The dark software factory is a way of describing a software delivery model where autonomous AI agents handle most of the building, testing, and shipping work with minimal direct coding by humans. The name comes from "dark factories" in manufacturing, where automated production runs without people on the floor. In software, the idea is not that humans disappear, but that human effort moves upstream from typing code to defining goals, constraints, and acceptance criteria.

This model has become more plausible because three conditions arrived at once: stronger AI models, cheaper inference, and coding agents that can execute longer multi-step tasks with better reliability. In that environment, companies can treat software delivery less like a sequence of manual tickets and more like an automated production system. The potential upside is dramatic speed and productivity gains, especially for migrations, modernization work, and other large repetitive engineering programs.

The real bottleneck in this world is no longer raw coding capacity. It becomes the organization's ability to express intent clearly enough that agents can turn it into correct, testable software.
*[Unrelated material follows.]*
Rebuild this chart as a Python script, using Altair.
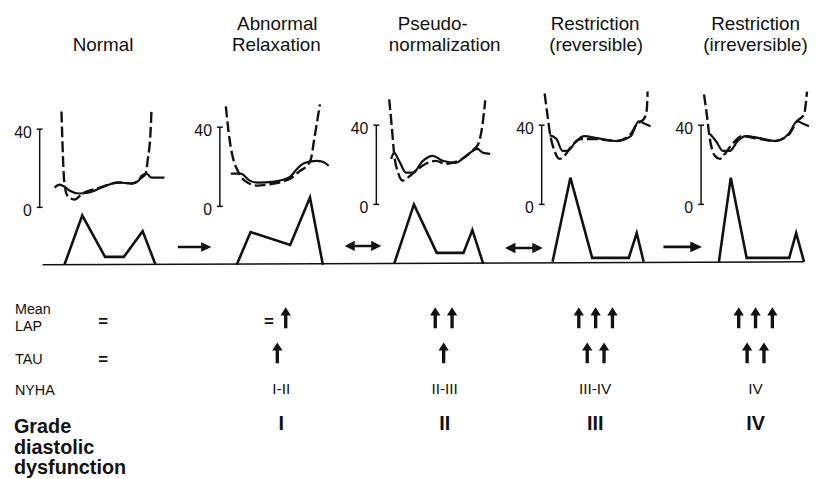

That is why this idea places unusual weight on intent definition and on harness engineering, which means building the rules, tooling, documentation, and feedback loops that guide agents safely through delivery.

A dark software factory is not just a tooling purchase. It requires cleaner repositories, better documentation, stronger CI/CD, new operating models, workforce reskilling, and governance that verifies outcomes instead of inspecting every line manually. In other words, automation only works when the environment around the agents is structured enough to support auditability, trust, and repeatable quality.

In practical terms, the dark software factory describes a shift from human-centered software execution to human-supervised autonomous delivery. The strategic implication is that companies that learn to codify knowledge, define intent precisely, and continuously improve their agent harnesses may ship custom software much faster than competitors. The warning is equally clear: if your systems, standards, and teams are not ready, automating the pipeline can scale confusion just as quickly as it scales output.